Guillermo del Toro Gómez (Spanish:[ɡiˈʝeɾmoðelˈtoɾo]; born 9 October 1964) is a Mexican filmmaker, author, and artist. His work has been characterized by a strong connection to fairy tales, gothicism and horror often blending the genres, with an effort to infuse visual or poetic beauty in the grotesque.[1] He has had a lifelong fascination with monsters, which he considers symbols of great power.[2] He is also known for his use of insectile and religious imagery, his themes of Catholicism, anti-fascism, and celebrating imperfection, underworld motifs, practical special effects, and dominant amber lighting.[3][4]

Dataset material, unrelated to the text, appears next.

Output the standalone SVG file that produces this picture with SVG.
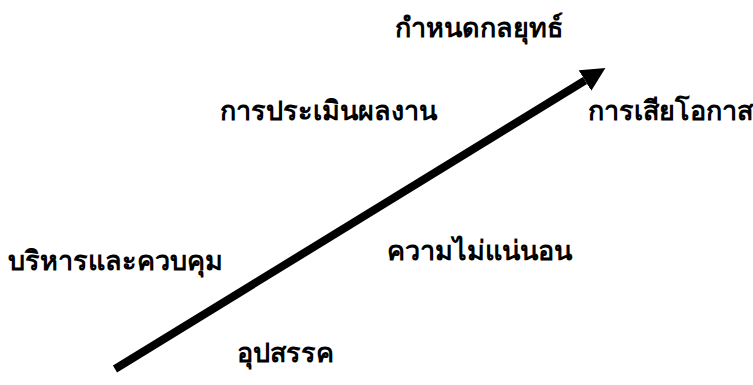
<svg xmlns="http://www.w3.org/2000/svg" width="753" height="385" viewBox="0 0 753 385">
<style>
.t{font-family:"Noto Sans","DejaVu Sans",sans-serif;font-weight:bold;font-size:27px;fill:#000}
</style>
<defs>
<marker id="ah" viewBox="0 0 10 10" refX="0" refY="5" markerWidth="3" markerHeight="3" markerUnits="strokeWidth" orient="auto">
<path d="M0,0 L10,5 L0,10 Z" fill="#000"/>
</marker>
</defs>
<rect width="753" height="385" fill="#fff"/>
<g id="connectors">
<line x1="115" y1="369" x2="585" y2="80.5" stroke="#000" stroke-width="8" marker-end="url(#ah)"/>
</g>
<g id="n1"><text class="t" x="395" y="37">กำหนดกลยุทธ์</text></g>
<g id="n2"><text class="t" x="220" y="120">การประเมินผลงาน</text></g>
<g id="n3"><text class="t" x="588" y="120">การเสียโอกาส</text></g>
<g id="n4"><text class="t" x="387" y="260">ความไม่แน่นอน</text></g>
<g id="n5"><text class="t" x="8" y="270">บริหารและควบคุม</text></g>
<g id="n6"><text class="t" x="237" y="362">อุปสรรค</text></g>
</svg>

Guillermo del Toro Gómez[8] was born in Guadalajara on 9 October 1964, the son of Guadalupe Gómez Camberos and automotive entrepreneur Federico del Toro Torres.[9] His parents were both of Spanish descent.[9] Raised in a strict Catholic household,[10] he attended the University of Guadalajara's Centro de Investigación y Estudios Cinematográficos (Film Studies Center).[11]
When del Toro was about eight years old, he began experimenting with his father's Super 8 camera, making short films with Planet of the Apes toys and other objects. One short focused on a "serial killer potato" with ambitions of world domination; it murdered del Toro's mother and brothers before stepping outside and being crushed by a car.[12] Del Toro made about 10 short films before his first feature, including one titled Matilde, but only the last two, Doña Lupe and Geometria, have been made available.[13] He wrote four episodes and directed five episodes of the cult seriesLa Hora Marcada, along with other Mexican filmmakers such as Emmanuel Lubezki and Alfonso Cuarón.[14]
Career
1993–2001: Early films and breakthrough
His first movie was supposed to be a stop-motion sci-fi feature called Omnivore, about a lizard-man born in a savage land where everything tries to eat everything else.[15] He and his team built sets and about 100 puppets over a three-year period prior to filming. Vandals burglarized the studio one night and destroyed the puppets and sets, which put an end to his project as del Toro decided to switch to a live-action film, Cronos.[16][17]
Del Toro studied special effects and make-up with special-effects artist Dick Smith.[18] He spent 10 years as a special-effects make-up designer and formed his own company, Necropia. He also co-founded the Guadalajara International Film Festival. Later in his directing career, he formed his own production company, the Tequila Gang.[19]
In 1997, at the age of 33, Guillermo was given a $30 million budget from Miramax Films (then owned by Disney) to shoot another film, Mimic. He was ultimately unhappy with the way Miramax treated him during production, which led to his friend James Cameron almost coming to blows with Miramax co-founder and owner Harvey Weinstein during the 70th Academy Awards.[20]
I cannot pontificate about it, but by the time I'm done, I will have done one movie, and it's all the movies I want.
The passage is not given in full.